Tail Gunner - General Description

General Description

The tail gun armament and arrangement varied between countries. During World War II, most USAAF heavy bomber designs such as the B-17 Flying Fortress and B-29 Superfortress used a fixed gunner position with the guns themselves in a separate turret covering an approximately 90-degree rear arc. Typical armament was two 0.50 inch M2 Browning machine guns.

In contrast, Royal Air Force heavy bombers such as the Avro Lancaster and Handley Page Halifax used a powered turret capable of 180 degree rotation containing the tail gunner and four 0.303 inch Browning machine guns. A similar arrangement was used in the American B-24 Liberator heavy bomber (but with two 0.50 inch heavy machine guns.) British turrets were manufactured by two companies Nash & Thomson and Boulton & Paul Ltd and the same turret model could be fitted to a number of different aircraft.

In German aircraft such as the Dornier Do 17, Heinkel He 111 and Junkers Ju 88, the gun position covering the tail was often in the dorsal position at the rear of the crew compartment or part way along the back of the fuselage.
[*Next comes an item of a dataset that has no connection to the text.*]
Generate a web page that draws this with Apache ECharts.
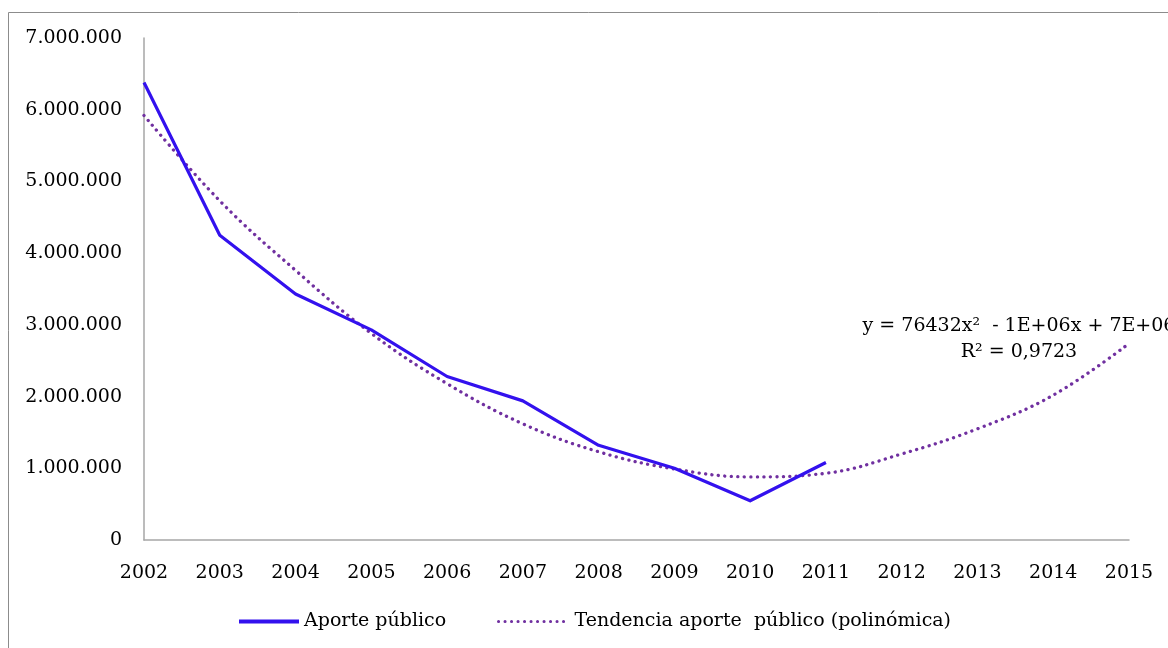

This gave reasonable coverage above the line of the fuselage but might be supplemented by a ventral position, or flexible ball-mount machine gun mount at the rear of the undernose ventral Bodenlafette gondola (usually abbreviated to Bola) present on many German bomber designs of World War II, that covered the rear arc from underneath the fuselage.
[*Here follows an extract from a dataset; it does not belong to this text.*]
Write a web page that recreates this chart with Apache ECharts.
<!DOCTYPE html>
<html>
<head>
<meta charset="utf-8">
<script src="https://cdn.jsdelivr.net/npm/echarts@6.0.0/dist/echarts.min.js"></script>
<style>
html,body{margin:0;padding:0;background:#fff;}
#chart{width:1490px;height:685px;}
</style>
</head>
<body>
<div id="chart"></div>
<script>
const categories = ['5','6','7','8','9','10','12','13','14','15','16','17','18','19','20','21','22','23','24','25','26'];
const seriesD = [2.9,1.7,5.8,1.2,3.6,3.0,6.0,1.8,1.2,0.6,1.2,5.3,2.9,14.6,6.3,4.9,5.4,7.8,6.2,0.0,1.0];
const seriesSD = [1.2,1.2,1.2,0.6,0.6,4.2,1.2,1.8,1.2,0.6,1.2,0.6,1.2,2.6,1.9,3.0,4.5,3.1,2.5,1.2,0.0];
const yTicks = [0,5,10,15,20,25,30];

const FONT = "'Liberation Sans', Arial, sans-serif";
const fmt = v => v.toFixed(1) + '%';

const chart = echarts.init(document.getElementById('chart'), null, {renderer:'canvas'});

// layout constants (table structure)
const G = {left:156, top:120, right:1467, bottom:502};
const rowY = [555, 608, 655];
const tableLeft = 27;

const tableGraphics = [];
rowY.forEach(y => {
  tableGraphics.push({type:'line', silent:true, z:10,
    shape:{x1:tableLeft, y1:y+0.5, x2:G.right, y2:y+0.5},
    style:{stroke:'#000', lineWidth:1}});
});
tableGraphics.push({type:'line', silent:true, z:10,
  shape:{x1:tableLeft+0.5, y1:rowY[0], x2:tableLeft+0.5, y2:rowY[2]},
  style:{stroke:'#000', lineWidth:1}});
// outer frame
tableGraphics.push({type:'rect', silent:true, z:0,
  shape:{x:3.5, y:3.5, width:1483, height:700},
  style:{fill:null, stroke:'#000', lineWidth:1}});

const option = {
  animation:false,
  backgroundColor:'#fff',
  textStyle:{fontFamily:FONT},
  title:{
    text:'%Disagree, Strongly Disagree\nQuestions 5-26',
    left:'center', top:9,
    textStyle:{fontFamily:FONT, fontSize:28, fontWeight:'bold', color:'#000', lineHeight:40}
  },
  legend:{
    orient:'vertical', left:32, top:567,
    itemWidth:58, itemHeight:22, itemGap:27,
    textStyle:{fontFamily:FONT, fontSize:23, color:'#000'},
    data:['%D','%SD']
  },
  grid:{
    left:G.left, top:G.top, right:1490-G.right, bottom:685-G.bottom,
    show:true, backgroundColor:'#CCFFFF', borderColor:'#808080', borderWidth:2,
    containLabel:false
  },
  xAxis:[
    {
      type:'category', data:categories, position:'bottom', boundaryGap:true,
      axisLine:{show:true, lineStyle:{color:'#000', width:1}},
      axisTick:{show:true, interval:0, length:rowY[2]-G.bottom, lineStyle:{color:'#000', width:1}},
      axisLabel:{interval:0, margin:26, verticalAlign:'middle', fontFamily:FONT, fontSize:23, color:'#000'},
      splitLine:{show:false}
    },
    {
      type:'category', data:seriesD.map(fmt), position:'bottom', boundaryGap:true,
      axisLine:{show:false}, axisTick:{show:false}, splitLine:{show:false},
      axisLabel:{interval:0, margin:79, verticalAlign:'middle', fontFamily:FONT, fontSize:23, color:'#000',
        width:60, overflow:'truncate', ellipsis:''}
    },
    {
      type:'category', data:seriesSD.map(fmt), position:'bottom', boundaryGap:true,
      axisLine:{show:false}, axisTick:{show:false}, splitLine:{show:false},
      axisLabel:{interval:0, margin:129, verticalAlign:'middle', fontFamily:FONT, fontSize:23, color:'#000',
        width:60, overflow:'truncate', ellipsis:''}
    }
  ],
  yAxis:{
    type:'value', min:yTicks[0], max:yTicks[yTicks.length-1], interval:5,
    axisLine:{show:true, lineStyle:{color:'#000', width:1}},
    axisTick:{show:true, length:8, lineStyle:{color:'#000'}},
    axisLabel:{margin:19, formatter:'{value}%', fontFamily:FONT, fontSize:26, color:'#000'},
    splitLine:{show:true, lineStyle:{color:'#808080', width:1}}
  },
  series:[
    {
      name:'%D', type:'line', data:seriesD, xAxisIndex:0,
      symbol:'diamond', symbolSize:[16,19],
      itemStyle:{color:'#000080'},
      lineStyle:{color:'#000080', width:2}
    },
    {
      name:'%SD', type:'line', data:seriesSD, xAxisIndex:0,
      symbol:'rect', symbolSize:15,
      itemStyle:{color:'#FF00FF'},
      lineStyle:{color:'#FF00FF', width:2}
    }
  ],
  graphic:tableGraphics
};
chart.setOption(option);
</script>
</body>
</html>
In smaller ground attack aircraft and dive bombers such as the Junkers Ju 87, SBD Dauntless and later versions of the Ilyushin Il-2, the tail gunner was seated right behind the pilot and operated a machine gun on a flexible mount, either enclosed within the canopy or in an open position. In these types of aircraft, the tail gunner also usually served as the radio operator.

The tail gunner fulfilled a second role as a lookout for attacking enemy fighters, particularly in British bombers operating at night. As these aircraft operated individually instead of being part of a bombing formation, the bombers' first reaction to an attacking night fighter was to engage in radical evasive maneuvers such as a corkscrew roll; firing guns in defense was of secondary importance. The British slang term for tail gunners was "Tail-end Charlies", while in the Luftwaffe they were called Heckschwein ("tail-end pigs").

In the autumn of 1944, the British began deploying Lancasters fitted with the Automatic Gun-Laying Turret, this was a fitted with a 9.1 cm (3 GHz) radar. The image from the radar's cathode ray tube was projected onto the turret's gunsight, allowing the gunner to fire on targets in complete darkness, with corrections for lead and bullet drop being automatically computed.